The following is an excerpt from a statement issued by the Childrens Place regarding the Disney Stores in it's recently published financial results:
The Company also provided an update regarding its License Agreement with The Walt Disney Company under which the Company operates the Disney Store chain in the United States and Canada.
As previously announced, on June 8, 2007, the Company and Disney executed a letter agreement which modified certain provisions of the parties' long-term license agreement, to address claims by Disney that the Company had committed numerous material breaches of the license agreement. The June letter agreement provided that Disney would treat the Company's breaches as having been cured so long as the Company complied with the terms of the June letter agreement. The June letter agreement imposed specific obligations on the Company with respect to the remodeling and refreshing of numerous stores in the Disney Store chain between fiscal 2007 and fiscal 2011 and, for the stores to be remodeled in fiscal 2007 and fiscal 2008, set forth a detailed timetable for submission of plans and completion dates.
To date the Company has been unable to meet several of the deadlines set forth in the June letter agreement. In every instance except for this most recent one, Disney has provided the Company with written confirmation that it does not consider these missed deadlines to constitute breaches of the June letter agreement. While the Company expects that the amendment to the license agreement described below will defer the one remaining deadline that was missed, unless and until this amendment agreement is signed, the Company will be in breach of the June letter agreement, entitling Disney to exercise its remedies under the June letter agreement and the license agreement, including possible termination of the license agreement. In addition, this breach constitutes a cross-default under the secured credit facility for the Disney Store chain, entitling the lenders to exercise their contractual remedies. Neither Disney nor the lenders have notified the Company that they have, or intend to, exercise their rights mentioned above, but there can be no assurance that they will not exercise their rights in the future.
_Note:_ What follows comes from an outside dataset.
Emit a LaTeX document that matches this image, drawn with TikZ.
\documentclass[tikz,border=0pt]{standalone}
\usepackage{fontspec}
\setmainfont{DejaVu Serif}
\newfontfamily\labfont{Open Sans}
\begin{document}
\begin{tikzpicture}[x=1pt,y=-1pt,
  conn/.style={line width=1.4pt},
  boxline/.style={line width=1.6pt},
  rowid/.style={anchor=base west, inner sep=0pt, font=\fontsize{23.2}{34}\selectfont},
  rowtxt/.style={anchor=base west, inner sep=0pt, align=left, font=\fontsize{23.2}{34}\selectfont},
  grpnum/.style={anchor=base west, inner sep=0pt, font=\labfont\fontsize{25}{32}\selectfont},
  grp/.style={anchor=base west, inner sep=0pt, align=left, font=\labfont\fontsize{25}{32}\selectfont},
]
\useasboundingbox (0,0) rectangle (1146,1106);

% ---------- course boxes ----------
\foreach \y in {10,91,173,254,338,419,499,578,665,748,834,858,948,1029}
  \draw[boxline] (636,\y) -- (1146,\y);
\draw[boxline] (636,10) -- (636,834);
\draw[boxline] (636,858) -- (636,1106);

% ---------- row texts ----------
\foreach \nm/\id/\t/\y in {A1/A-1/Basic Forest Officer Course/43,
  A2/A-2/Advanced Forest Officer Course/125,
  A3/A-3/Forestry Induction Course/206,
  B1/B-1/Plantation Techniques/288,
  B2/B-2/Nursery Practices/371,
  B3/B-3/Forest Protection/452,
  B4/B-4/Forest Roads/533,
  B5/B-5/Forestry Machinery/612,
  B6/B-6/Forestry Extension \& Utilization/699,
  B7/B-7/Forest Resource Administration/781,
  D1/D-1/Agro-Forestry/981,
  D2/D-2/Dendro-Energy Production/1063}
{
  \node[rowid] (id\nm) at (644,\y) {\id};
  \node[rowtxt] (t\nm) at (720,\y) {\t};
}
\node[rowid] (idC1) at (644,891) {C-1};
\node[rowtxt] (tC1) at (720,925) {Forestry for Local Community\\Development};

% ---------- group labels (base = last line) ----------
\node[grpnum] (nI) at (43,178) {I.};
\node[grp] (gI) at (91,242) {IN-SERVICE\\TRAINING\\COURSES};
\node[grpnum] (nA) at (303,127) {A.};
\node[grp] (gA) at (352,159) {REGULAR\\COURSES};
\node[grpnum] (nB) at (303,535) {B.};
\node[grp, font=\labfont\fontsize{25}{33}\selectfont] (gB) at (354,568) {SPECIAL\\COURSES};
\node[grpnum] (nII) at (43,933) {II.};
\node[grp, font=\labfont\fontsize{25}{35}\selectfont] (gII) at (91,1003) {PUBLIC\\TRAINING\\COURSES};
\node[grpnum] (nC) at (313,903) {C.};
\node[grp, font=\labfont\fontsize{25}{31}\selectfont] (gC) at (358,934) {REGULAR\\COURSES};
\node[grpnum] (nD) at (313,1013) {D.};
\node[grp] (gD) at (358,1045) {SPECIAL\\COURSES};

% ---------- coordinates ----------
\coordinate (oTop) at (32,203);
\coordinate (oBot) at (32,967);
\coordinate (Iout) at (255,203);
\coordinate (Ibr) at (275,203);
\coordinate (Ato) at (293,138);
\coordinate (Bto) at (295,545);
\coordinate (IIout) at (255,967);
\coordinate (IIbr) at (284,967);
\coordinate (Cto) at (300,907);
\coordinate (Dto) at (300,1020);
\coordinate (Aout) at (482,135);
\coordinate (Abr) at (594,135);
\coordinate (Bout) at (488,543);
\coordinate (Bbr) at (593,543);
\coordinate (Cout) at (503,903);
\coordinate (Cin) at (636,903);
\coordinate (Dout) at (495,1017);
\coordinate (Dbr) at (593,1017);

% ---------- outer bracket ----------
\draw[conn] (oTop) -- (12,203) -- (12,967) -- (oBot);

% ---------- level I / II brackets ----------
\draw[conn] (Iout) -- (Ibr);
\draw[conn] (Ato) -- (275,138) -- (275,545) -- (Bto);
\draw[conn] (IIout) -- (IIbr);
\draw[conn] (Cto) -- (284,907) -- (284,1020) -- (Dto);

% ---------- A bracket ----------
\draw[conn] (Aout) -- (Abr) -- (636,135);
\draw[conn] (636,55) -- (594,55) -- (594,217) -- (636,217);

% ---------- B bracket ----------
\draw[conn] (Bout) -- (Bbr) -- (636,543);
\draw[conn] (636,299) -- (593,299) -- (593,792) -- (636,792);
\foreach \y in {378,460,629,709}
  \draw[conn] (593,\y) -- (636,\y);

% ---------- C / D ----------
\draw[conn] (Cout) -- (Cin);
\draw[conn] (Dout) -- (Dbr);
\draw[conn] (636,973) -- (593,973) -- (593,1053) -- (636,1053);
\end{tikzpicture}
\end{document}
In addition, the Company has identified various upcoming deadlines during the third and fourth quarters of fiscal 2007 that it will likely miss. The Company and Disney have been engaged in recent discussions regarding potential changes to the requirements of the June letter agreement that would postpone the due dates of certain of the Company's remodel obligations until later in fiscal 2007, fiscal 2008 and fiscal 2009. In consideration for these changes, the parties have also been discussing changes to the original license agreement to allow Disney to relocate its flagship store in Manhattan.
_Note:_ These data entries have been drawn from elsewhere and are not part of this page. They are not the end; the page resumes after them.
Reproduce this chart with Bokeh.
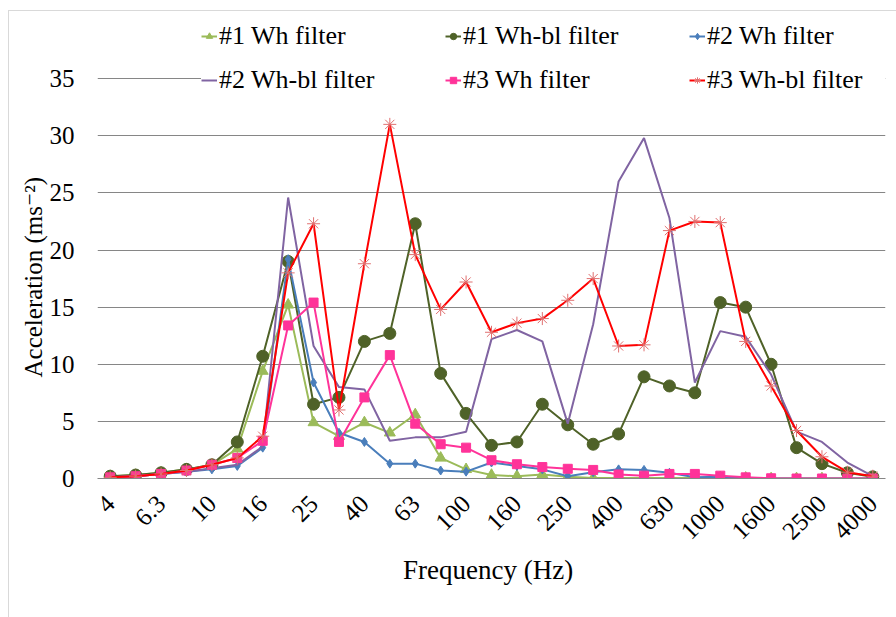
from bokeh.plotting import figure
from bokeh.models import Range1d, FixedTicker, Legend, LegendItem, Title
from bokeh.embed import file_html
from bokeh.resources import INLINE

freqs = ["4", "5", "6.3", "8", "10", "12.5", "16", "20", "25", "31.5", "40", "50", "63", "80",
         "100", "125", "160", "200", "250", "315", "400", "500", "630", "800", "1000", "1250",
         "1600", "2000", "2500", "3150", "4000"]

s1_wh = [0.2, 0.3, 0.5, 0.8, 1.2, 2.6, 9.4, 15.2, 4.9, 3.7, 4.9, 4.0, 5.6, 1.8, 0.8, 0.3, 0.2,
         0.35, 0.15, 0.05, 0.05, 0.05, 0.05, 0.05, 0.1, 0.05, 0.0, 0.0, 0.0, 0.0, 0.0]
s1_whbl = [0.2, 0.3, 0.5, 0.8, 1.2, 3.2, 10.7, 19.0, 6.5, 7.1, 12.0, 12.7, 22.3, 9.2, 5.7, 2.9,
           3.2, 6.5, 4.7, 3.0, 3.9, 8.9, 8.1, 7.5, 15.4, 15.0, 10.0, 2.7, 1.3, 0.5, 0.15]
s2_wh = [0.1, 0.2, 0.4, 0.6, 0.8, 1.1, 2.7, 19.2, 8.4, 4.0, 3.2, 1.3, 1.3, 0.7, 0.6, 1.4, 1.1,
         0.8, 0.2, 0.55, 0.8, 0.75, 0.5, 0.1, 0.15, 0.05, 0.02, 0.0, 0.0, 0.0, 0.0]
s2_whbl = [0.1, 0.2, 0.4, 0.6, 0.9, 1.2, 2.8, 24.6, 11.6, 8.0, 7.8, 3.3, 3.6, 3.6, 4.1, 12.2,
           13.0, 12.0, 4.8, 13.5, 26.0, 29.8, 22.8, 8.4, 12.9, 12.4, 9.1, 4.1, 3.2, 1.4, 0.2]
s3_wh = [0.1, 0.2, 0.4, 0.7, 1.2, 1.8, 3.3, 13.4, 15.4, 3.2, 7.1, 10.8, 4.8, 3.0, 2.7, 1.6, 1.25,
         1.0, 0.85, 0.75, 0.35, 0.25, 0.4, 0.4, 0.25, 0.1, 0.02, 0.0, 0.0, 0.0, 0.0]
s3_whbl = [0.1, 0.2, 0.4, 0.7, 1.2, 1.8, 3.7, 18.0, 22.3, 6.0, 18.8, 31.0, 19.6, 14.8, 17.2, 12.8,
           13.6, 14.0, 15.6, 17.5, 11.6, 11.7, 21.7, 22.5, 22.4, 12.0, 8.1, 4.2, 1.9, 0.55, 0.2]

y_ticks = [0, 5, 10, 15, 20, 25, 30, 35]
x_title = "Frequency  (Hz)"
y_title = "Acceleration  (ms\u207b\u00b2)"

FONT = "Liberation Serif, DejaVu Serif, serif"

pos = list(range(len(freqs)))
shown = [i for i in pos if i % 2 == 0]

p = figure(width=888, height=607, x_range=Range1d(-0.5, len(freqs) - 0.5),
           y_range=Range1d(0, 40.88), output_backend="svg", toolbar_location=None,
           min_border_left=88, min_border_right=12, min_border_top=0, min_border_bottom=140)
p.styles = {"margin-left": "8px", "margin-top": "10px",
            "border-left": "1px solid #d9d9d9", "border-top": "1px solid #d9d9d9"}
p.outline_line_color = None
p.background_fill_color = "white"
p.border_fill_color = "white"

p.xgrid.grid_line_color = None
p.ygrid.ticker = FixedTicker(ticks=y_ticks)
p.ygrid.grid_line_color = "#868686"
p.ygrid.grid_line_width = 1

p.yaxis.ticker = FixedTicker(ticks=y_ticks)
p.yaxis.axis_line_color = None
p.yaxis.major_tick_line_color = None
p.yaxis.minor_tick_line_color = None
p.yaxis.major_label_standoff = 17
p.yaxis.major_label_text_font = FONT
p.yaxis.major_label_text_font_size = "25px"
p.yaxis.major_label_text_color = "#000000"

p.xaxis.ticker = FixedTicker(ticks=shown)
p.xaxis.axis_line_color = "#868686"
p.xaxis.major_tick_line_color = None
p.xaxis.minor_tick_line_color = None
p.xaxis.major_label_orientation = 0.785398
p.xaxis.major_label_standoff = 15
p.xaxis.major_label_text_font = FONT
p.xaxis.major_label_text_font_size = "25px"
p.xaxis.major_label_text_color = "#000000"
p.xaxis.major_label_overrides = {i: freqs[i] for i in shown}
p.xaxis.axis_label = x_title
p.xaxis.axis_label_text_font = FONT
p.xaxis.axis_label_text_font_size = "27px"
p.xaxis.axis_label_text_font_style = "normal"
p.xaxis.axis_label_text_color = "#000000"
p.xaxis.axis_label_standoff = 5

ytitle = Title(text=y_title, align="left", offset=101, text_font=FONT,
               text_font_size="25px", text_font_style="normal", text_color="#000000",
               standoff=0)
p.add_layout(ytitle, "left")

items = []

def add(name, ys, color, marker, msize, mline=None, lw=2):
    rs = [p.line(pos, ys, line_color=color, line_width=lw)]
    if marker:
        rs.append(p.scatter(pos, ys, marker=marker, size=msize,
                            line_color=mline or color, fill_color=color, line_width=1))
    items.append(LegendItem(label=name, renderers=rs))

add("#1 Wh filter", s1_wh, "#9BBB59", "triangle", 11)
add("#1 Wh-bl filter", s1_whbl, "#4F6228", "circle", 12)
add("#2 Wh filter", s2_wh, "#4A7EBB", "diamond", 9)
add("#2 Wh-bl filter", s2_whbl, "#8064A2", None, 0)
add("#3 Wh filter", s3_wh, "#FF3399", "square", 9)
add("#3 Wh-bl filter", s3_whbl, "#FF0000", "asterisk", 13, mline="#E07070")

legend = Legend(items=items, orientation="horizontal", ncols=3,
                location=(104, 383), padding=4, margin=0, spacing=14,
                glyph_width=16, glyph_height=24, label_height=24, label_width=212,
                label_standoff=2, label_text_font=FONT, label_text_font_size="26px",
                label_text_color="#000000", background_fill_color="white",
                background_fill_alpha=1.0, border_line_color=None)
p.add_layout(legend, "center")

open("out.html", "w").write(file_html(p, INLINE))
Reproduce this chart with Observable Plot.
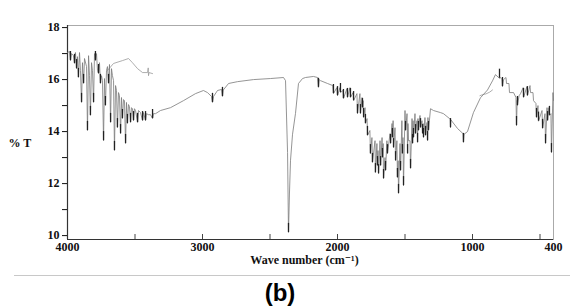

In addition, the parties have been discussing modifications so that Disney's ability to grant direct licenses to other specialty retailers for the sale of Disney merchandise will apply only to specialty retailers primarily focused on the sale of children's merchandise. It is expected that these various changes would be incorporated in an amendment to the license agreement.
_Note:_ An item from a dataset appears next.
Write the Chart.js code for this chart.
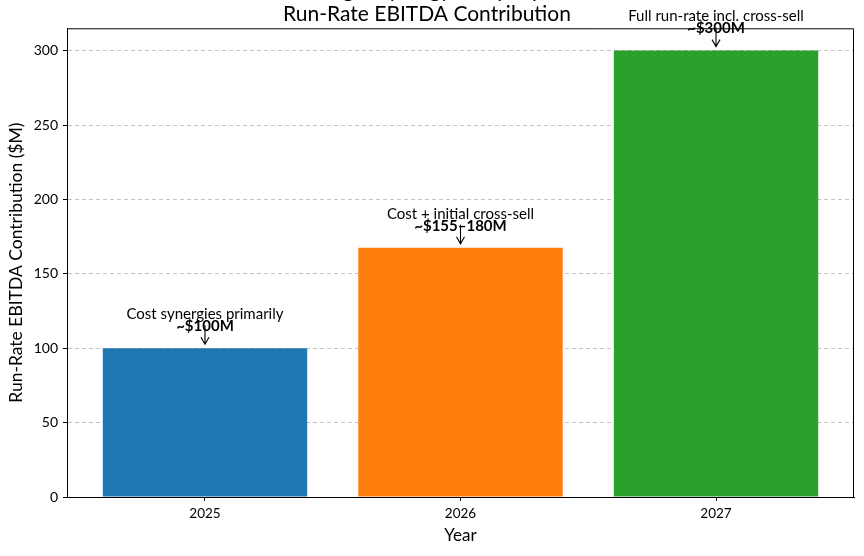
<!DOCTYPE html>
<html>
<head>
<meta charset="utf-8">
<script src="https://cdn.jsdelivr.net/npm/chart.js@4.4.0/dist/chart.umd.min.js"></script>
<style>
html,body{margin:0;padding:0;background:#fff;}
#wrap{width:864px;height:556px;position:relative;}
</style>
</head>
<body>
<div id="wrap"><canvas id="c" width="864" height="556"></canvas></div>
<script>
const years = ['2025', '2026', '2027'];
const values = [100, 167.5, 300];
const valueLabels = ['~$100M', '~$155–180M', '~$300M'];
const notes = ['Cost synergies primarily', 'Cost + initial cross-sell', 'Full run-rate incl. cross-sell'];
const colors = ['#1f77b4', '#ff7f0e', '#2ca02c'];
const yTicks = [0, 50, 100, 150, 200, 250, 300];
const titleLines = ['Merger Synergy Ramp-Up:', 'Run-Rate EBITDA Contribution'];

const FONT = 'Lato';

const frame = {
  id: 'frame',
  afterDatasetsDraw(chart) {
    const {ctx, chartArea: a} = chart;
    ctx.save();
    ctx.strokeStyle = '#000';
    ctx.lineWidth = 1;
    ctx.beginPath();
    ctx.moveTo(a.left, a.top + 0.5);
    ctx.lineTo(a.right - 0.5, a.top + 0.5);
    ctx.lineTo(a.right - 0.5, a.bottom);
    ctx.stroke();
    ctx.restore();
  }
};

const annot = {
  id: 'annot',
  afterDraw(chart) {
    const {ctx} = chart;
    const xs = chart.scales.x, ys = chart.scales.y;
    ctx.save();
    values.forEach((v, i) => {
      const x = xs.getPixelForValue(i);
      const top = ys.getPixelForValue(v);
      ctx.fillStyle = '#000';
      ctx.textAlign = 'center';
      ctx.textBaseline = 'middle';
      ctx.font = `15px ${FONT}`;
      ctx.fillText(notes[i], x, top - 34);
      ctx.font = `bold 15px ${FONT}`;
      ctx.fillText(valueLabels[i], x, top - 22);
      const y0 = top - 23, y1 = top - 4;
      ctx.strokeStyle = '#000';
      ctx.lineWidth = 1.1;
      ctx.beginPath();
      ctx.moveTo(x, y0);
      ctx.lineTo(x, y1);
      ctx.moveTo(x - 4, y1 - 7);
      ctx.lineTo(x, y1);
      ctx.lineTo(x + 4, y1 - 7);
      ctx.stroke();
    });
    ctx.restore();
  }
};

new Chart(document.getElementById('c'), {
  type: 'bar',
  data: {
    datasets: [{
      data: years.map((y, i) => ({x: i, y: values[i]})),
      backgroundColor: colors,
      borderWidth: 0,
      barPercentage: 0.8,
      categoryPercentage: 1.0
    }]
  },
  options: {
    responsive: false,
    animation: false,
    devicePixelRatio: 1,
    layout: {padding: {left: 0, right: 10, top: 0, bottom: 0}},
    plugins: {
      legend: {display: false},
      tooltip: {enabled: false},
      title: {
        display: true,
        text: titleLines,
        color: '#000',
        font: {family: FONT, size: 21, weight: 'normal', lineHeight: 1.15},
        padding: {top: -22, bottom: 2}
      }
    },
    scales: {
      x: {
        type: 'linear',
        offset: false,
        min: -0.54,
        max: 2.54,
        afterBuildTicks(scale) { scale.ticks = years.map((y, i) => ({value: i})); },
        afterFit(scale) { scale.height = 59; },
        ticks: {
          callback: (v) => years[v] ?? '',
          color: '#000',
          font: {family: FONT, size: 13.5},
          padding: 5
        },
        grid: {display: true, offset: false, drawOnChartArea: false, tickLength: 4, tickColor: '#000', tickWidth: 1},
        border: {display: true, color: '#000', width: 1},
        title: {
          display: true, text: 'Year', color: '#000',
          font: {family: FONT, size: 17},
          padding: {top: 0, bottom: 10}
        }
      },
      y: {
        min: 0,
        max: 315,
        afterBuildTicks(scale) { scale.ticks = yTicks.map(v => ({value: v})); },
        afterFit(scale) { scale.width = 67; },
        ticks: {
          color: '#000',
          font: {family: FONT, size: 14},
          padding: 5
        },
        grid: {
          color: (c) => c.tick && c.tick.value === 0 ? 'rgba(0,0,0,0)' : 'rgba(176,176,176,0.75)',
          lineWidth: 1,
          tickLength: 4,
          tickColor: '#000',
          tickBorderDash: [],
          tickWidth: 1
        },
        border: {display: true, color: '#000', width: 1, dash: [4, 3]},
        title: {
          display: true, text: 'Run-Rate EBITDA Contribution ($M)', color: '#000',
          font: {family: FONT, size: 17.5},
          padding: {top: 6, bottom: 0}
        }
      }
    }
  },
  plugins: [frame, annot]
});
</script>
</body>
</html>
There can be no assurance that the Company's discussions with Disney will result in any agreement or that the dates for the Company's remodel obligations will be deferred. Whether or not these dates are deferred, the Company's ability to meet its obligations under the June letter agreement will depend on numerous factors, some of which are beyond the Company's control, and there can be no assurance that it will be able to fully comply. If the Company fails to comply with these obligations, it will be in breach of the June letter agreement, entitling Disney to exercise its remedies under the June letter agreement and the license agreement.